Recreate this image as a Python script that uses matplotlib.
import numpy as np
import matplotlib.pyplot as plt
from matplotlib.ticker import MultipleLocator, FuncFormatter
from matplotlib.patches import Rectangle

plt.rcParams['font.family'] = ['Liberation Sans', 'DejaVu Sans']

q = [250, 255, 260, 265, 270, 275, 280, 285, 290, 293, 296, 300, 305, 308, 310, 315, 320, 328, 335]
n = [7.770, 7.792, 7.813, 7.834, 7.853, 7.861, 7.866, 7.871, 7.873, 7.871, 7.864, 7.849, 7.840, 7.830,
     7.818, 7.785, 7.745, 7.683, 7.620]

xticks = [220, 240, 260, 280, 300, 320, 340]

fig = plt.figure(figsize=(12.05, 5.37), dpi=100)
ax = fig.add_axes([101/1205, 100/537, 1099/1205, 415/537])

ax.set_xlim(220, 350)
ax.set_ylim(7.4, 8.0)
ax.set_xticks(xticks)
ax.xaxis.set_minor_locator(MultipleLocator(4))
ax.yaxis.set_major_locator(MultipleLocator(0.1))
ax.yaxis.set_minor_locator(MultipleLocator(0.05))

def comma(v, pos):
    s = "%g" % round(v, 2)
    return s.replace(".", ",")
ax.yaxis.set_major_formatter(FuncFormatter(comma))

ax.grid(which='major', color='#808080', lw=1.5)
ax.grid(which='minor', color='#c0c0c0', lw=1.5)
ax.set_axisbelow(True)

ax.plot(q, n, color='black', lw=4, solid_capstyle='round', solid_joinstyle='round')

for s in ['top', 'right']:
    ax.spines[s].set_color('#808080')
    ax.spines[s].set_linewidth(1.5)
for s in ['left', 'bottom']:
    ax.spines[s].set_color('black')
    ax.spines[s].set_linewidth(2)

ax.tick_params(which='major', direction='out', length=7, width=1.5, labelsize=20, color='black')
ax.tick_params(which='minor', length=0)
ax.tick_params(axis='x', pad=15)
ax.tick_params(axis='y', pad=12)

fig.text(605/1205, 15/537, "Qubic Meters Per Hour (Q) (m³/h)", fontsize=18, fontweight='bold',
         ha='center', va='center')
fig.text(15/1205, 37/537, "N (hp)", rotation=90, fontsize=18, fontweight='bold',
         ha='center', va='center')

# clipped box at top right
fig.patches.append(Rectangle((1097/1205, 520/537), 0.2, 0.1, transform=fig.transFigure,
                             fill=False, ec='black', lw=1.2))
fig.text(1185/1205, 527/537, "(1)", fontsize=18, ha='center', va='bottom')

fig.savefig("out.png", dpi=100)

────────

Starting at the first line of the material above, reproduce each line exactly up to and including the line with "plt.rcParams['font.family'] = ['Liberation".

__Final result__.
Recreate this image as a Python script that uses matplotlib.
import numpy as np
import matplotlib.pyplot as plt
from matplotlib.ticker import MultipleLocator, FuncFormatter
from matplotlib.patches import Rectangle

plt.rcParams['font.family'] = ['Liberation Sans', 'DejaVu Sans']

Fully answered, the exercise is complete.